Namun, perjalanan menuju pengesahan tidak tanpa perdebatan halus. Ranperda ini juga menyentuh aspek yang lebih teknis dan sensitif: posisi Dubalang atau pengawal adat. Mulyadi Muslim menyoroti perlunya kejelasan. “Kita harus mendudukkan fungsi dan tupoksi dubalang kota agar tidak tumpang tindih dengan tugas Satpol PP atau mengambil peran dari dubalang nagari yang merupakan milik Ninik Mamak dan Penghulu,” paparnya. Pansus III menyarankan koreksi agar peran dubalang kota benar-benar sesuai dengan aspirasi masyarakat adat dan tidak menimbulkan dualisme kewenangan di lapangan. Apresiasi diberikan untuk inisiatif pembentukannya, namun pelaksanaannya di tingkat kecamatan dan kelurahan dinilai perlu penyesuaian agar lebih efektif.

Rapat yang dipimpin Mulyadi Muslim itu sendiri adalah sebuah simbol. Kehadiran para Ninik Mamak bukan sekadar formalitas, melainkan bagian dari proses “memanusiakan” hukum. Pelibatan langsung para pemilik adat ini dimaksudkan agar setiap pasal dalam Ranperda nantinya tidak hanya hidup di atas kertas, tetapi juga menyatu dengan denyut nadi dan sistem nilai yang telah berjalan turun-temurun di tengah masyarakat.

Harapannya kini tertumpu pada proses selanjutnya. Jika disahkan, Ranperda ini akan menjadi lebih dari sekadar dokumen hukum.

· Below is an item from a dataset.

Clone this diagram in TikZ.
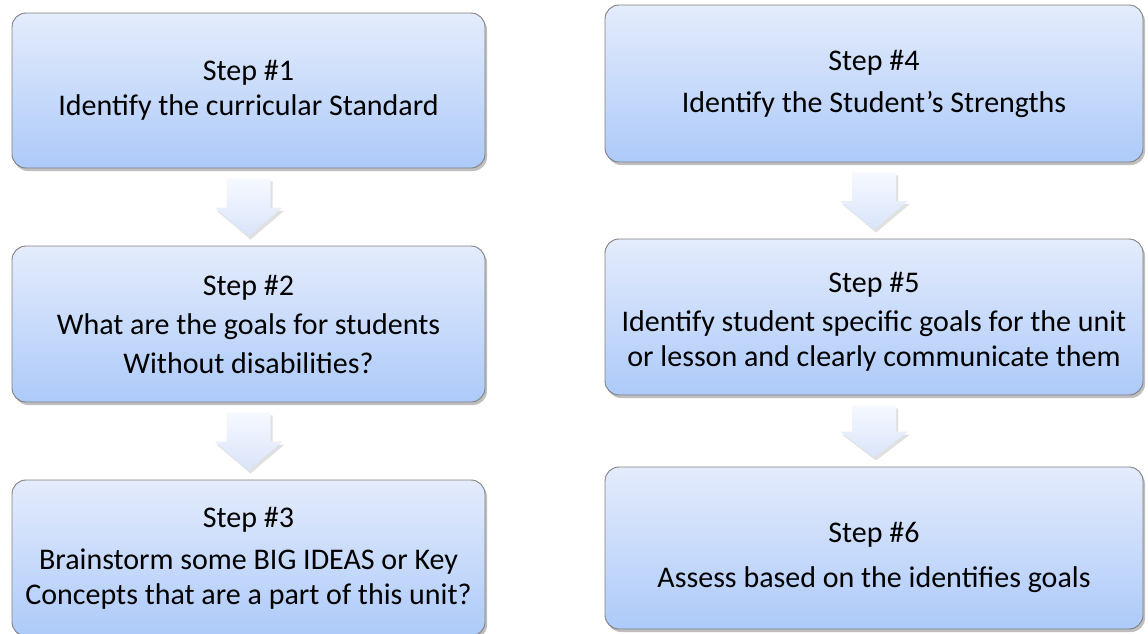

Ia akan menjadi penanda sejarah, sebuah komitmen kolektif Kota Padang untuk menjaga warisan yang “indak lekang dek paneh, ndak lapuak dek hujan”. Dengan dukungan penuh dari tokoh adat seperti Fauzi Bahar dan partisipasi aktif pemangku adat nagari, payung hukum ini diharapkan mampu melindungi dan menguatkan jati diri Minangkabau, membuktikan bahwa adat dapat tetap tegak berdampingan dengan sistem pemerintahan modern, menjawab tantangan zaman tanpa harus kehilangan rohnya yang paling hakiki.